_Brief_
Select the lines that contain "matplotlib" and copy each of them.

_Source excerpt_
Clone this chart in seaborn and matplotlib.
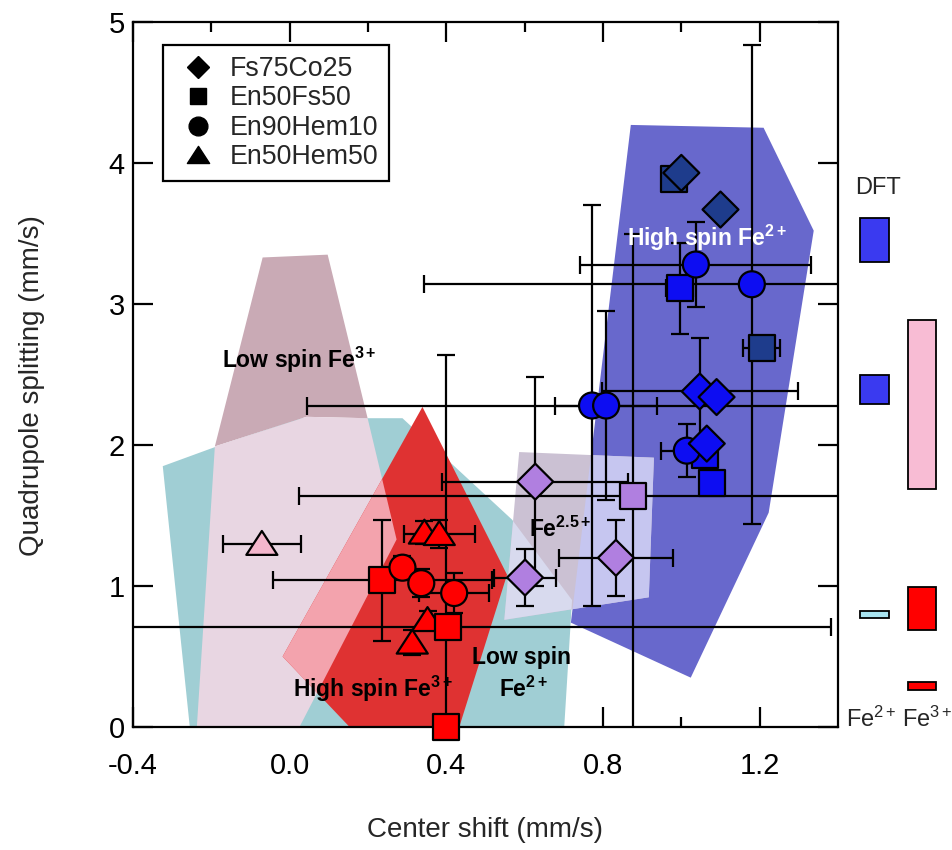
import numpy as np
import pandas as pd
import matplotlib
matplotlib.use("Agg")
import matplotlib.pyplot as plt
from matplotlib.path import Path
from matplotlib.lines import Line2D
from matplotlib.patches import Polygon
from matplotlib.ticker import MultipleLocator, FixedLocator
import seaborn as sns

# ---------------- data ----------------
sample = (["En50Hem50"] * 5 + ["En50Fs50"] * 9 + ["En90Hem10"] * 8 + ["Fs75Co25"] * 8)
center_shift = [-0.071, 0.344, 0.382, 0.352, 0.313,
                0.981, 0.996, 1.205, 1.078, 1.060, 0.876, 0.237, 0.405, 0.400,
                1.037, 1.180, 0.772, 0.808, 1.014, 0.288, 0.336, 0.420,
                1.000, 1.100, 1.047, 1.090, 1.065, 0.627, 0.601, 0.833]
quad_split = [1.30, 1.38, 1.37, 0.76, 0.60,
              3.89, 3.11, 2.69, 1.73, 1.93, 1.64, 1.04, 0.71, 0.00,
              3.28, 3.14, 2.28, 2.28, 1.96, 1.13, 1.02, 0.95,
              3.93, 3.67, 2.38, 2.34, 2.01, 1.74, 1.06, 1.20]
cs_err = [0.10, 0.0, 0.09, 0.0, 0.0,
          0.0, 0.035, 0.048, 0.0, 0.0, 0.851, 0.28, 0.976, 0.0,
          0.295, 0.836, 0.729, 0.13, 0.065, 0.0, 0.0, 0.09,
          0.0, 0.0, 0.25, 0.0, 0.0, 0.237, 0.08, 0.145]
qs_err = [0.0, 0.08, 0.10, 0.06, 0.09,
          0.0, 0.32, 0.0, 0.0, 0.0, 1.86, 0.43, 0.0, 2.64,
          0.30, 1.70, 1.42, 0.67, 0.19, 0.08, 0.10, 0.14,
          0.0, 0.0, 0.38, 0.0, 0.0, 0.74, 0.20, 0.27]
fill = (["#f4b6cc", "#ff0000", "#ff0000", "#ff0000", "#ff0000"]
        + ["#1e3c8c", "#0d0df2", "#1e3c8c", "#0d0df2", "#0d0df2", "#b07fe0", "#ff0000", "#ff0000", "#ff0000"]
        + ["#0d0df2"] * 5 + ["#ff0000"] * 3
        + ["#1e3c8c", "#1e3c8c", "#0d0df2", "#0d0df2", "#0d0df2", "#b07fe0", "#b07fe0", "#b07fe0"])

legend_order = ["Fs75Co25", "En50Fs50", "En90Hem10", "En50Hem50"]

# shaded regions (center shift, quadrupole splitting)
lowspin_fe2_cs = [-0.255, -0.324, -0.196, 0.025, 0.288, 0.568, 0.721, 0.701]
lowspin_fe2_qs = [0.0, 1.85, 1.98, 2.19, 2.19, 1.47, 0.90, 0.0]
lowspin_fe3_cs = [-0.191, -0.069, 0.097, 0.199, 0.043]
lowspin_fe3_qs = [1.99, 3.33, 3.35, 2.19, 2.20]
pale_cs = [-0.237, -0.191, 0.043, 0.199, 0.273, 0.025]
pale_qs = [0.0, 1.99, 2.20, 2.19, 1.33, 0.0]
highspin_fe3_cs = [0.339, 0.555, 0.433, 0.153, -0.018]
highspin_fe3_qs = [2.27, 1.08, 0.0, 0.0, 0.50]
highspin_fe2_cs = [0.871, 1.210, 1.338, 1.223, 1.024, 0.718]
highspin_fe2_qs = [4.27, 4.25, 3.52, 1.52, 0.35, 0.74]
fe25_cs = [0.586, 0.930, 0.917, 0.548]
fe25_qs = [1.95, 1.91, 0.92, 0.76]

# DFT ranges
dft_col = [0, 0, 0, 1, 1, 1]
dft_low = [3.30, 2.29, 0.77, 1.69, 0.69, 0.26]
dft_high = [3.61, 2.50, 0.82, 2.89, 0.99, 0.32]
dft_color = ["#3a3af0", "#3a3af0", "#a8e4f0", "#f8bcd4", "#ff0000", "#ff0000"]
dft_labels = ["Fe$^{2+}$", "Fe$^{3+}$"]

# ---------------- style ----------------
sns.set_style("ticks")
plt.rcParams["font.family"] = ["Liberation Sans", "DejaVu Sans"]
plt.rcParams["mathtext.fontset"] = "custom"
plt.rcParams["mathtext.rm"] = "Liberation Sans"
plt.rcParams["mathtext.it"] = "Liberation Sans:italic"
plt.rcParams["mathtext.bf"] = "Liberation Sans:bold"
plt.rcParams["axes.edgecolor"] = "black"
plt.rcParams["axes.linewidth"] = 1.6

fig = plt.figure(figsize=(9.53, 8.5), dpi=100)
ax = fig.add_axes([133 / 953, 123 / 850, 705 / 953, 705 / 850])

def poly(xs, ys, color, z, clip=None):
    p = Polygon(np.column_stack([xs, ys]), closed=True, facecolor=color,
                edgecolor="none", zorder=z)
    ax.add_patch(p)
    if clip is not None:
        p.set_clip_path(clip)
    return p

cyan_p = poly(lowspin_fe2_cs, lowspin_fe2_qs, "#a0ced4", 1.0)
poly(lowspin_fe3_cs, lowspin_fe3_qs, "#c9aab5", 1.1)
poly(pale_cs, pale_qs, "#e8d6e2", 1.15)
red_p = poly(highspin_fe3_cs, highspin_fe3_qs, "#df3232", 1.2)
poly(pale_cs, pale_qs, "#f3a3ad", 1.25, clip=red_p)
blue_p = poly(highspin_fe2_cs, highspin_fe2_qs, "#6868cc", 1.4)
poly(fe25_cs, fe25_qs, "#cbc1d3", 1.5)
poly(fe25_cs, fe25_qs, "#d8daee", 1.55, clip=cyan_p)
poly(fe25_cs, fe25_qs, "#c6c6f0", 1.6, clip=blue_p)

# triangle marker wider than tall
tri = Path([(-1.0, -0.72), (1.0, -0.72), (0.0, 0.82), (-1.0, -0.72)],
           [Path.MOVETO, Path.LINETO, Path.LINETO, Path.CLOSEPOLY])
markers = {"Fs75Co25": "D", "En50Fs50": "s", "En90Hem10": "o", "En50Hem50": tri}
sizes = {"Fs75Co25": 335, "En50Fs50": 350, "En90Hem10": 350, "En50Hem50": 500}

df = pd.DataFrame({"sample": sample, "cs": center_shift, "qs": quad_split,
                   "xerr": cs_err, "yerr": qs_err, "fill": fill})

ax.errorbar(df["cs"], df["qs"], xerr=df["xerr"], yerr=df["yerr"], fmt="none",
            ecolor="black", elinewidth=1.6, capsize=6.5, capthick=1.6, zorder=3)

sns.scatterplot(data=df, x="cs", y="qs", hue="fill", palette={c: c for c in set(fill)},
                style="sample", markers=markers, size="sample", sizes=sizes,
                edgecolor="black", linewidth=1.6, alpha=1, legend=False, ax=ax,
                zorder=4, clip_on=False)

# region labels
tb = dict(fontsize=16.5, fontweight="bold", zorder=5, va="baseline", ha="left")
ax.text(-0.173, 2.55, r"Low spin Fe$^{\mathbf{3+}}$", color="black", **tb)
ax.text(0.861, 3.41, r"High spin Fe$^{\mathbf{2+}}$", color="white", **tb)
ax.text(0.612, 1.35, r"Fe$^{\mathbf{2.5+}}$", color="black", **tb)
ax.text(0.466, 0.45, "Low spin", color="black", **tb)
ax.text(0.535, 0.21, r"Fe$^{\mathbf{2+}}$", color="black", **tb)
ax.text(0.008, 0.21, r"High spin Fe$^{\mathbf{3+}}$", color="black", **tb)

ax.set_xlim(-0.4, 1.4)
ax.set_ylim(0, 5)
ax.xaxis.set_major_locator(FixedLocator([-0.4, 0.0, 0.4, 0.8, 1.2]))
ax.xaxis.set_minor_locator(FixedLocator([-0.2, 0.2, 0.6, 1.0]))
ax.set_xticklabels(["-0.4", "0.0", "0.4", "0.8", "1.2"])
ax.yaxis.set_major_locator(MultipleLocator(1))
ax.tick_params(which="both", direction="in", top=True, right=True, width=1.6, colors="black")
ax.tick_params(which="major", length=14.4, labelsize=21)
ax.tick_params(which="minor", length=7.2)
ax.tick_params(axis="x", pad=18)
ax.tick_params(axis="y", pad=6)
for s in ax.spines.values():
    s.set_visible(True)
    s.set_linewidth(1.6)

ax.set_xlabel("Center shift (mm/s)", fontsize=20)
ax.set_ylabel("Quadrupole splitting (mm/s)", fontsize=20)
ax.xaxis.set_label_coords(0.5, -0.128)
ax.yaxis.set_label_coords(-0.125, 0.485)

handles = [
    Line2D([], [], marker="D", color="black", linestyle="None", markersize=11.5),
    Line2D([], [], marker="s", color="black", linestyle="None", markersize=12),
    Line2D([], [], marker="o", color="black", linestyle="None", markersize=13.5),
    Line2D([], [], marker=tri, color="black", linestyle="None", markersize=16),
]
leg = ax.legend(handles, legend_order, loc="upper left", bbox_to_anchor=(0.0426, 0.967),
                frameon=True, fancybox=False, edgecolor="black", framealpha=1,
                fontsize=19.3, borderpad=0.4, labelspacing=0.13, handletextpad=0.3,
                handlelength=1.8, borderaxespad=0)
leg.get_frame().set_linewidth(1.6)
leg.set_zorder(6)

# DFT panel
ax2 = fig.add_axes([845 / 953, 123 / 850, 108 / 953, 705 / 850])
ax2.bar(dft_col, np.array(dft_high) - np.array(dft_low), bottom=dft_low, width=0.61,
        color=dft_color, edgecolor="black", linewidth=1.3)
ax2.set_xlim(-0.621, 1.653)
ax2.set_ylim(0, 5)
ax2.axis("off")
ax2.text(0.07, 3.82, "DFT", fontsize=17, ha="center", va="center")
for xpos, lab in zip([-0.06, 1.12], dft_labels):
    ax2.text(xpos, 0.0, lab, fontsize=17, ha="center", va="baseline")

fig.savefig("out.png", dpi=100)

_Answer to the task_
Clone this chart in seaborn and matplotlib.
import matplotlib
matplotlib.use("Agg")
import matplotlib.pyplot as plt
from matplotlib.path import Path
from matplotlib.lines import Line2D
from matplotlib.patches import Polygon
from matplotlib.ticker import MultipleLocator, FixedLocator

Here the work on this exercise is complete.